• _Short exercise_
Transcribe the full listing below exactly.

• _Available data_
-- -- --

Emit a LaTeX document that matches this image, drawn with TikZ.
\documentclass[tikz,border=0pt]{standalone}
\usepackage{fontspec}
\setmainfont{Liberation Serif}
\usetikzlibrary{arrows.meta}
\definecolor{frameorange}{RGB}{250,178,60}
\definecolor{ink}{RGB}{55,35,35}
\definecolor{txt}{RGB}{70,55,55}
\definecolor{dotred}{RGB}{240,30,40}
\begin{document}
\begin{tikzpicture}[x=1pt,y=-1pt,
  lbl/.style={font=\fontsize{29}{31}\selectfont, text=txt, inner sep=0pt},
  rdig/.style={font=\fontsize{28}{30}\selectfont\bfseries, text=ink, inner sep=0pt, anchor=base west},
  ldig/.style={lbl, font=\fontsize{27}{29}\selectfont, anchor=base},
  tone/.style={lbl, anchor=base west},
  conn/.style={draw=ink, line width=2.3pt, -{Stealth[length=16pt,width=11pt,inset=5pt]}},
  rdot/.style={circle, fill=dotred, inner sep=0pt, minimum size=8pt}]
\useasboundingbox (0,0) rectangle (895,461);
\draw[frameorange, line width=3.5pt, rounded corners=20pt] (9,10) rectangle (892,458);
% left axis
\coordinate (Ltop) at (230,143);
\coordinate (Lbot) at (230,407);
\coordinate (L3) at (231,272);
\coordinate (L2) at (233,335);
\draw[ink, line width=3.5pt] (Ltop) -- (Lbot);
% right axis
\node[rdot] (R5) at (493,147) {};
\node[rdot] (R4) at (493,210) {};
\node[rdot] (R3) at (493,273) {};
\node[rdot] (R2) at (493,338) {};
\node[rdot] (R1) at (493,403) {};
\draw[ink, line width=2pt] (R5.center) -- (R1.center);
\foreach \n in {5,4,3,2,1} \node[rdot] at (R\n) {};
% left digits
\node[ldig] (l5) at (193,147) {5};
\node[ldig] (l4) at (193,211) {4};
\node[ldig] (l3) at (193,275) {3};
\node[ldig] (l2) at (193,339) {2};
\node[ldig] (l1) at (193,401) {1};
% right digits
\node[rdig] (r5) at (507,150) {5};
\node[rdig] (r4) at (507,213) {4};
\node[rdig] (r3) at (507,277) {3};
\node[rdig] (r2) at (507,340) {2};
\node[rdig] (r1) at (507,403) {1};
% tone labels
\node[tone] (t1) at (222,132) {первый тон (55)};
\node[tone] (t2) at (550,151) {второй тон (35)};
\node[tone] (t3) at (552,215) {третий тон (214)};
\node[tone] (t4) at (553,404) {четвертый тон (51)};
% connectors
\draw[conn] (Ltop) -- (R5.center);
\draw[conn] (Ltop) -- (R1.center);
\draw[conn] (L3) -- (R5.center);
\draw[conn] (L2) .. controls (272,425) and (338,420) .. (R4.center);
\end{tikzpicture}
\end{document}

-- -- --

• _Finished answer_
Emit a LaTeX document that matches this image, drawn with TikZ.
\documentclass[tikz,border=0pt]{standalone}
\usepackage{fontspec}
\setmainfont{Liberation Serif}
\usetikzlibrary{arrows.meta}
\definecolor{frameorange}{RGB}{250,178,60}
\definecolor{ink}{RGB}{55,35,35}
\definecolor{txt}{RGB}{70,55,55}
\definecolor{dotred}{RGB}{240,30,40}
\begin{document}
\begin{tikzpicture}[x=1pt,y=-1pt,
  lbl/.style={font=\fontsize{29}{31}\selectfont, text=txt, inner sep=0pt},
  rdig/.style={font=\fontsize{28}{30}\selectfont\bfseries, text=ink, inner sep=0pt, anchor=base west},
  ldig/.style={lbl, font=\fontsize{27}{29}\selectfont, anchor=base},
  tone/.style={lbl, anchor=base west},
  conn/.style={draw=ink, line width=2.3pt, -{Stealth[length=16pt,width=11pt,inset=5pt]}},
  rdot/.style={circle, fill=dotred, inner sep=0pt, minimum size=8pt}]
\useasboundingbox (0,0) rectangle (895,461);
\draw[frameorange, line width=3.5pt, rounded corners=20pt] (9,10) rectangle (892,458);
% left axis
\coordinate (Ltop) at (230,143);
\coordinate (Lbot) at (230,407);
\coordinate (L3) at (231,272);
\coordinate (L2) at (233,335);
\draw[ink, line width=3.5pt] (Ltop) -- (Lbot);
% right axis
\node[rdot] (R5) at (493,147) {};
\node[rdot] (R4) at (493,210) {};
\node[rdot] (R3) at (493,273) {};
\node[rdot] (R2) at (493,338) {};
\node[rdot] (R1) at (493,403) {};
\draw[ink, line width=2pt] (R5.center) -- (R1.center);
\foreach \n in {5,4,3,2,1} \node[rdot] at (R\n) {};
% left digits
\node[ldig] (l5) at (193,147) {5};
\node[ldig] (l4) at (193,211) {4};
\node[ldig] (l3) at (193,275) {3};
\node[ldig] (l2) at (193,339) {2};
\node[ldig] (l1) at (193,401) {1};
% right digits
\node[rdig] (r5) at (507,150) {5};
\node[rdig] (r4) at (507,213) {4};
\node[rdig] (r3) at (507,277) {3};
\node[rdig] (r2) at (507,340) {2};
\node[rdig] (r1) at (507,403) {1};
% tone labels
\node[tone] (t1) at (222,132) {первый тон (55)};
\node[tone] (t2) at (550,151) {второй тон (35)};
\node[tone] (t3) at (552,215) {третий тон (214)};
\node[tone] (t4) at (553,404) {четвертый тон (51)};
% connectors
\draw[conn] (Ltop) -- (R5.center);
\draw[conn] (Ltop) -- (R1.center);
\draw[conn] (L3) -- (R5.center);
\draw[conn] (L2) .. controls (272,425) and (338,420) .. (R4.center);
\end{tikzpicture}
\end{document}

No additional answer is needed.